We're not prepared to absorb new hires quickly into our culture and process. Worse, we expect them to often soldier through just as we did. Documentation is scanty, inconsistent. No one has the time to brief or to train. In those critical early months we willingly fail to engage them. Thus we reap the expected dismal performance from this as they either repeat the cycle to become the disaffected seniors, or break it by leaving us with the self-same vacancy to fill again. Out of many places I've worked for, just two had a computer, credentials, and introductory briefing laid out for me as a new employee in the first week (and they did it the first day), but it made an indelible impression. I wanted to go all out for them from day one, and I did. At another very large place I waited three months, half a building away from my team, before I got my first real task, and it was only through the individual kindnesses of a few that I had any sense of what to do. People there complained the loudest about having no time to train and yet just two weeks of thorough introduction would have given them another highly productive hand for the next year it took me to understand it mostly on my own. This is a recipe for persistent, debilitating busy-ness. We're not outcomes driven and we need to be.
Good engineers can become comfortable, if they stay. By then we've lost the best parts of why we hired them. Poor engineers will have consistent but low performance that will put the brakes on any performance train no matter who we hire afterward. The best engineers instinctively need to perform and test themselves so by the time we are piling most of the work on them they are least invested to continue. And then one day we are suddenly back in reactive mode, scrambling to re-parcel an enormous workload to whoever is left.

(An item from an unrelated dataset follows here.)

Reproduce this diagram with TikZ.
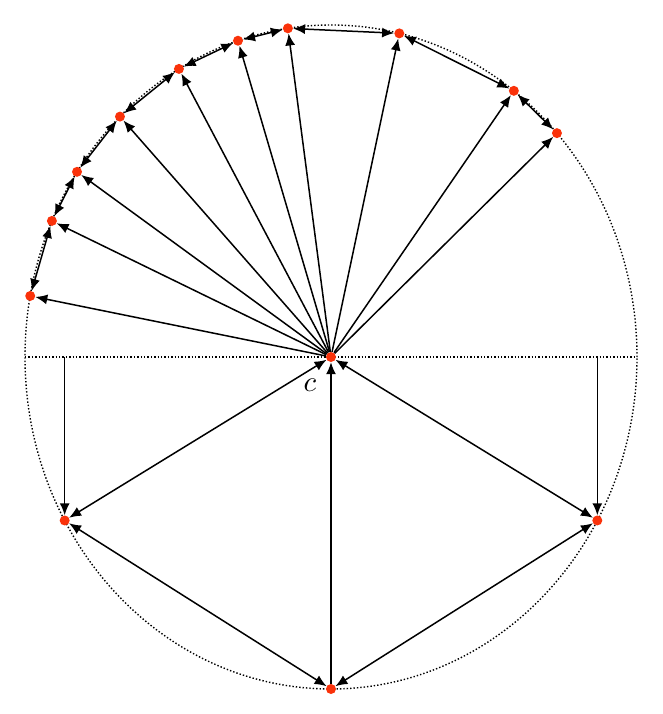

The real speed of business is not always fast; often solid returns take the hard effort of shoring up the fundamentals of how we do work, to make sure our processes get the results we want and are self-propagating. Except in a few cases, a new hire always takes time to come up to speed just for our processes. This is our time to let them learn what was on the posted wishlist that wasn't related to their drive. Cheaply and done well is a viable option if we view the engineer as more than a commodity; as someone who learns, and we hire people primarily on learning and performance judged by how they've done it in lesser and different ways in their past. And then we risk it again by pushing them into areas that may challenge them further and yield more profit for us. We may instead shake their hand as they leave for another place. Yet, if we shrink from training them so they can leave for our competitor, it is rightly observed that what if we don't train them, and they stay?
If talent is scarce, we need to evolve to use the talent we can get more efficiently. Where this apparent talent shortage appears more profound each year, because we insist on getting workers who can "hit the ground running", are cheap enough (and replaceable), and yet still produce the highest quality work, the best companies are going to quietly "pick two" and invest in the third over time. And they will reap the performance. Everyone else is going to wait as long as they can, and only then pick two and talk about a talent shortage.
Skills can be learned. Work ethic, energy and ingenuity exist only where you find it. The real price is whatever the market will bear for their services.
We need to get out in front of this train and ask ourselves what is the necessary outcome for this position? and make the hard decisions to make it happen. Our fastest competitors are already doing it.